At the Unseen University in Ankh-Morpork, magic leaks into all sorts of things, including the scraps from the wizards’ sumptuous dinners. Some of the rats who were helping themselves to leftovers got an unexpected dose of intelligence as part of the magic in the cooking. And a cat, Maurice, got it too when he ate some of the rats. Along with intelligence, they have acquired the ability to talk with humans. The rats mostly stayed rats, and the cat mostly stayed a cat, but not entirely. As The Amazing Maurice and His Educated Rodents opens, cat and rats have been a team for some time. The rats have abandoned Ankh-Morpork (well, these rats, at least) and are saving their money for an island far away with lots of food and no cats. Maurice has come up with a scam that meets their needs efficiently: the rats visibly infest a town, and Maurice conveniently furnishes a human piper to play a sweet tune and draw the rats out, just as soon as the town has coughed up a hefty fee. But recently they have had what Peaches, one of the rats, calls “a number of narrow squeaks.” Besides, some of the rats are starting to have ethical qualms about the scam. Further, the rats have plenty of money.

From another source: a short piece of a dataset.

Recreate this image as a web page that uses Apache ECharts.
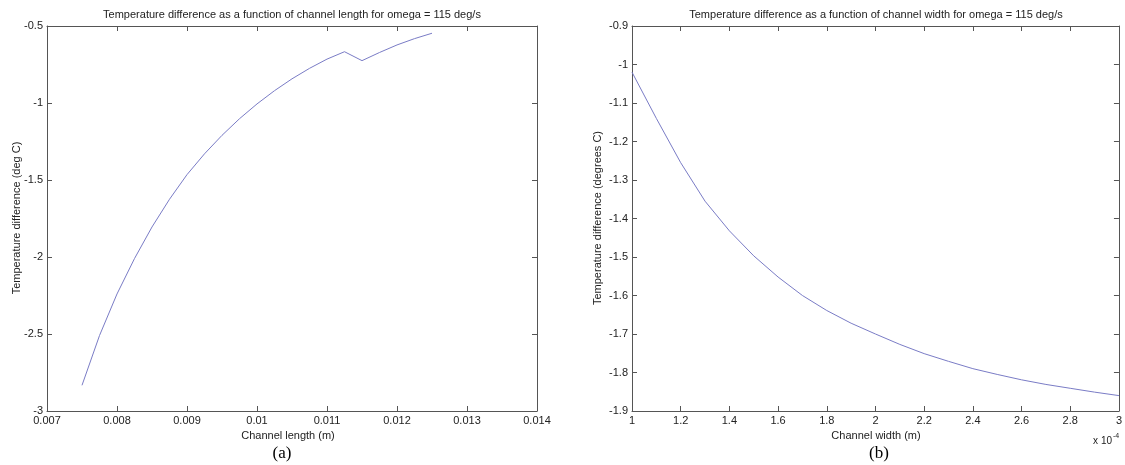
<!DOCTYPE html>
<html>
<head>
<meta charset="utf-8">
<script src="https://cdn.jsdelivr.net/npm/echarts@6/dist/echarts.min.js"></script>
<style>
html,body{margin:0;padding:0;background:#fff;}
#chart{width:1125px;height:465px;}
</style>
</head>
<body>
<div id="chart"></div>
<script>
// ---- Data ----
// (a) channel length (m) vs temperature difference (deg C)
const lengthX = [0.0075, 0.00775, 0.008, 0.00825, 0.0085, 0.00875, 0.009, 0.00925, 0.0095, 0.00975,
                 0.01, 0.01025, 0.0105, 0.01075, 0.011, 0.01125, 0.0115, 0.01175, 0.012, 0.01225, 0.0125];
const lengthT = [-2.833, -2.51, -2.24, -2.01, -1.805, -1.625, -1.465, -1.33, -1.21, -1.102,
                 -1.006, -0.92, -0.843, -0.775, -0.715, -0.667, -0.725, -0.672, -0.623, -0.582, -0.547];
// (b) channel width (x 10^-4 m) vs temperature difference (degrees C)
const widthX = [1.0, 1.1, 1.2, 1.3, 1.4, 1.5, 1.6, 1.7, 1.8, 1.9, 2.0,
                2.1, 2.2, 2.3, 2.4, 2.5, 2.6, 2.7, 2.8, 2.9, 3.0];
const widthT = [-1.02, -1.14, -1.255, -1.355, -1.432, -1.497, -1.552, -1.600, -1.639, -1.672, -1.700,
                -1.727, -1.751, -1.771, -1.790, -1.805, -1.819, -1.831, -1.841, -1.851, -1.860];

const titleA = 'Temperature difference as a function of channel length for omega = 115 deg/s';
const titleB = 'Temperature difference as a function of channel width for omega = 115 deg/s';
const xNameA = 'Channel length (m)';
const xNameB = 'Channel width (m)';
const yNameA = 'Temperature difference (deg C)';
const yNameB = 'Temperature difference (degrees C)';

const FONT = '"Liberation Sans", Arial, sans-serif';
const AX = '#555';
const TXT = '#222';
const LINE = '#7a7cc6';

function fmt(v) { return String(+v.toFixed(4)); }

function mainAxis(extra) {
  return Object.assign({
    type: 'value',
    axisLine: { show: true, lineStyle: { color: AX, width: 1 } },
    axisTick: { show: true, inside: true, length: 5, lineStyle: { color: AX } },
    splitLine: { show: false },
    axisLabel: { show: true, color: TXT, fontSize: 11, fontFamily: FONT, formatter: fmt }
  }, extra);
}
function mirrorAxis(extra) {
  return Object.assign({
    type: 'value',
    axisLine: { show: true, lineStyle: { color: AX, width: 1 } },
    axisTick: { show: true, inside: true, length: 5, lineStyle: { color: AX } },
    splitLine: { show: false },
    axisLabel: { show: false }
  }, extra);
}

const chart = echarts.init(document.getElementById('chart'), null, { renderer: 'canvas' });

const option = {
  backgroundColor: '#fff',
  animation: false,
  grid: [
    { left: 47, right: 588, top: 26, bottom: 54 },
    { left: 632, right: 5, top: 26, bottom: 54 }
  ],
  xAxis: [
    mainAxis({ gridIndex: 0, position: 'bottom', min: 0.007, max: 0.014, interval: 0.001,
               axisLabel: { color: TXT, fontSize: 11, fontFamily: FONT, margin: 4, formatter: fmt } }),
    mirrorAxis({ gridIndex: 0, position: 'top', min: 0.007, max: 0.014, interval: 0.001 }),
    mainAxis({ gridIndex: 1, position: 'bottom', min: 1, max: 3, interval: 0.2,
               axisLabel: { color: TXT, fontSize: 11, fontFamily: FONT, margin: 4, formatter: fmt } }),
    mirrorAxis({ gridIndex: 1, position: 'top', min: 1, max: 3, interval: 0.2 })
  ],
  yAxis: [
    mainAxis({ gridIndex: 0, position: 'left', min: -3, max: -0.5, interval: 0.5,
               axisLabel: { color: TXT, fontSize: 11, fontFamily: FONT, margin: 4, formatter: fmt } }),
    mirrorAxis({ gridIndex: 0, position: 'right', min: -3, max: -0.5, interval: 0.5 }),
    mainAxis({ gridIndex: 1, position: 'left', min: -1.9, max: -0.9, interval: 0.1,
               axisLabel: { color: TXT, fontSize: 11, fontFamily: FONT, margin: 4, formatter: fmt } }),
    mirrorAxis({ gridIndex: 1, position: 'right', min: -1.9, max: -0.9, interval: 0.1 })
  ],
  series: [
    {
      type: 'line', xAxisIndex: 0, yAxisIndex: 0,
      data: lengthX.map((x, i) => [x, lengthT[i]]),
      showSymbol: false, symbol: 'none', smooth: false,
      lineStyle: { color: LINE, width: 1 }
    },
    {
      type: 'line', xAxisIndex: 2, yAxisIndex: 2,
      data: widthX.map((x, i) => [x, widthT[i]]),
      showSymbol: false, symbol: 'none', smooth: false,
      lineStyle: { color: LINE, width: 1 }
    }
  ],
  graphic: [
    { type: 'text', x: 292, y: 15, style: { text: titleA, font: '11px ' + FONT, fill: TXT, align: 'center', verticalAlign: 'middle' } },
    { type: 'text', x: 876, y: 15, style: { text: titleB, font: '11px ' + FONT, fill: TXT, align: 'center', verticalAlign: 'middle' } },
    { type: 'text', x: 288, y: 436, style: { text: xNameA, font: '11px ' + FONT, fill: TXT, align: 'center', verticalAlign: 'middle' } },
    { type: 'text', x: 876, y: 436, style: { text: xNameB, font: '11px ' + FONT, fill: TXT, align: 'center', verticalAlign: 'middle' } },
    { type: 'text', x: 17, y: 218, rotation: Math.PI / 2, style: { text: yNameA, font: '11px ' + FONT, fill: TXT, align: 'center', verticalAlign: 'middle' } },
    { type: 'text', x: 598, y: 218, rotation: Math.PI / 2, style: { text: yNameB, font: '11px ' + FONT, fill: TXT, align: 'center', verticalAlign: 'middle' } },
    { type: 'text', x: 282, y: 454, style: { text: '(a)', font: '17px "Liberation Serif", "Times New Roman", serif', fill: '#000', align: 'center', verticalAlign: 'middle' } },
    { type: 'text', x: 879, y: 454, style: { text: '(b)', font: '17px "Liberation Serif", "Times New Roman", serif', fill: '#000', align: 'center', verticalAlign: 'middle' } },
    { type: 'text', x: 1112, y: 441, style: { text: 'x 10', font: '10px ' + FONT, fill: TXT, align: 'right', verticalAlign: 'middle' } },
    { type: 'text', x: 1113, y: 436, style: { text: '-4', font: '7px ' + FONT, fill: TXT, align: 'left', verticalAlign: 'middle' } }
  ]
};

chart.setOption(option);
</script>
</body>
</html>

“The reason I say we’ve got more money, Maurice, is that you said what were called ‘gold coins’ were shiny like the moon and ‘silver coins’ were shiny like the sun, and you’d keep all the silver coins. In fact, Maurice, that’s the wrong way around. It’s the silver coins that are shiny like the moon.”
Maurice thought a rude word in cat language, which has a great many of them. What was the point of education, he thought, if people went on afterwards and used it? (pp. 19–20)
So the rats and the cat agree to run the scam one last time. The kid, who seems to have no discernible wishes beyond wanting opportunities to play his flute, agrees. The Uberwald town of Bad Blintz is their last show, and they are going to make it a big one. Little do they realize how big it will turn out to be.